Today I noticed the job duration was 203 minutes but my project timeout was 60m and no job timeout was set.

Steps to reproduce

Could not reproduce

Configuration

my .gitlab-ci.yml was like this

variables:
  DOCKER_HOST: tcp://docker:2375
  DOCKER_TLS_CERTDIR: ""
  DOCKER_DRIVER: overlay2
  DOCKER_BUILDKIT: 0
  BUILDKIT_PROGRESS: plain

before_script:
  - env
  - |
    echo "Starting pipeline for branch: ${CI_COMMIT_REF_NAME}"
    prefix="dev-"
    case "$CI_COMMIT_REF_NAME" in
      "testing") prefix="test-" ;;
      "uat") prefix="stg-" ;;
      "staging") prefix="stg-" ;;
      "live") prefix="prod-" ;;
      "production") prefix="prod-" ;;
    esac
    export image=registry.gitlab.com/keypair1/alpm:${prefix}frontend-${CI_COMMIT_SHORT_SHA}
  - mkdir .docker
  - ': DOCKER_CONFIG:?DOCKER_CONFIG is required'
  - cp "$DOCKER_CONFIG" ".docker/config.json"
  - export DOCKER_CONFIG=.docker


build:
  stage: build
  image: docker:24.0.5
  services:
    - name: docker:24.0.5-dind
      alias: docker
  rules:
    - if: '$CI_PIPELINE_SOURCE == "merge_request_event"'
      when: never
    - if: $DEPLOY
      when: manual
    - if: $CI_COMMIT_REF_NAME =~ /^(staging|uat)$/
      when: on_success
      variables:
        VAR_FILENAME: STG_PUBLIC_VARS
    - if: $CI_COMMIT_REF_NAME =~ /^(production|live)$/
      when: on_success
      variables:
        VAR_FILENAME: PROD_PUBLIC_VARS
    - if: $CI_COMMIT_REF_NAME =~ /^(development|develop|testing)$/
      when: on_success
      variables:
        VAR_FILENAME: DEV_PUBLIC_VARS
  script:
  - |
    echo "Building docker image $image"
    # check if already exist
    exist=$(docker manifest inspect $image && echo 1 || echo "")
    echo "using ${VAR_FILENAME}"
    eval "varfile=\$$VAR_FILENAME"
    cp $varfile .env.next
    cat .env.next
    source .env.next
    if [ -n "$exist" ] && [ -z "$REBUILD" ]; then
      echo "Image $image already exist"
    else
      [ -n "$REBUILD" ] && echo "REBUILD is on"
      echo "Building: $image"
      docker build \
        --build-arg NEXT_PUBLIC_API_KEY=$NEXT_PUBLIC_API_KEY \
        --build-arg NEXT_PUBLIC_CONTRACT_ADDRESS=$NEXT_PUBLIC_CONTRACT_ADDRESS \
        -t $image .
      echo "Pushing"
      docker push $image
    fi

and it failed because there was some error on docker build command

Versions

Please select whether options apply, and add the version information.

1 Like

Same issue here:

Almost 6 hours for ours.
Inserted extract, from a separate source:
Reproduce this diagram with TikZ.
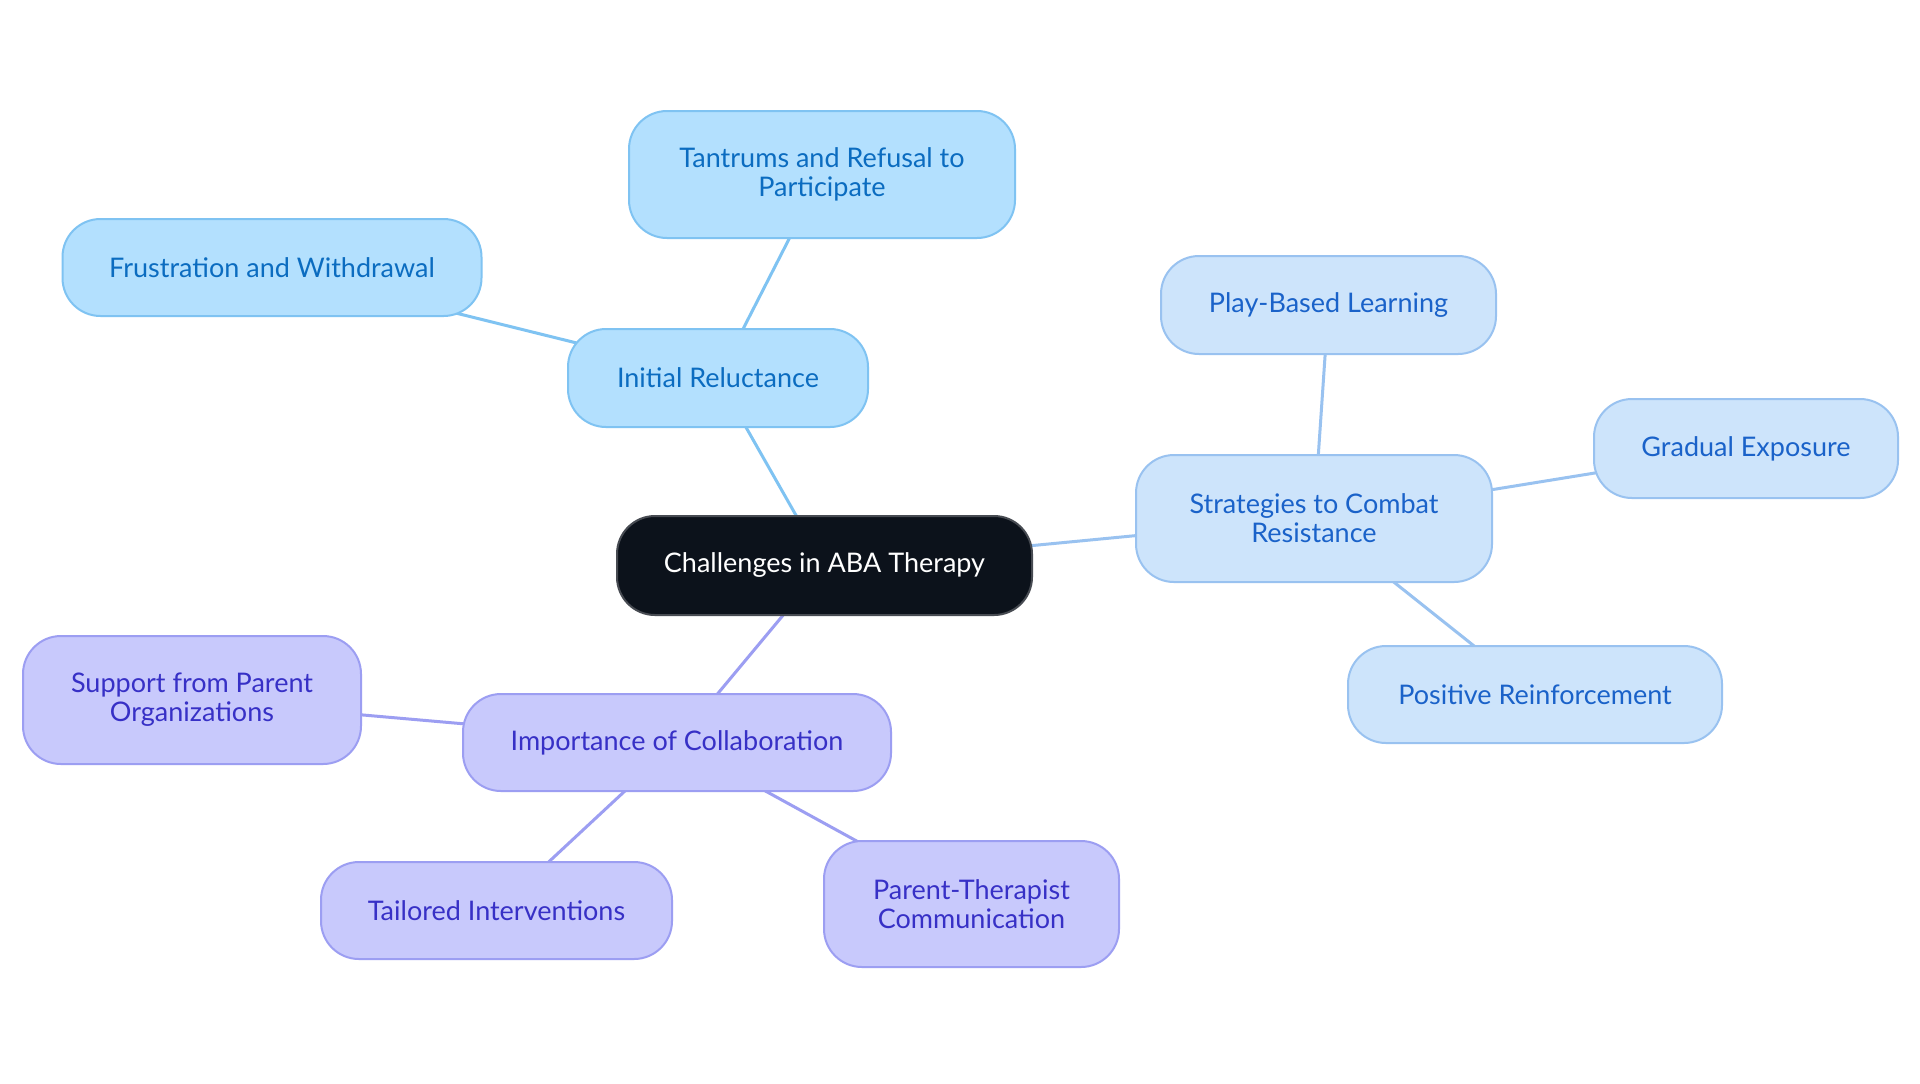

Also while the job “failed” it also claims to have passed in the CI. I can only think it somehow stalled after succeeding.

The job should take about 1min to run. It is just polling an api and updating a static website a couple of times a day. The job has run fine since, but we now have 5% of pipeline minutes left :frowning: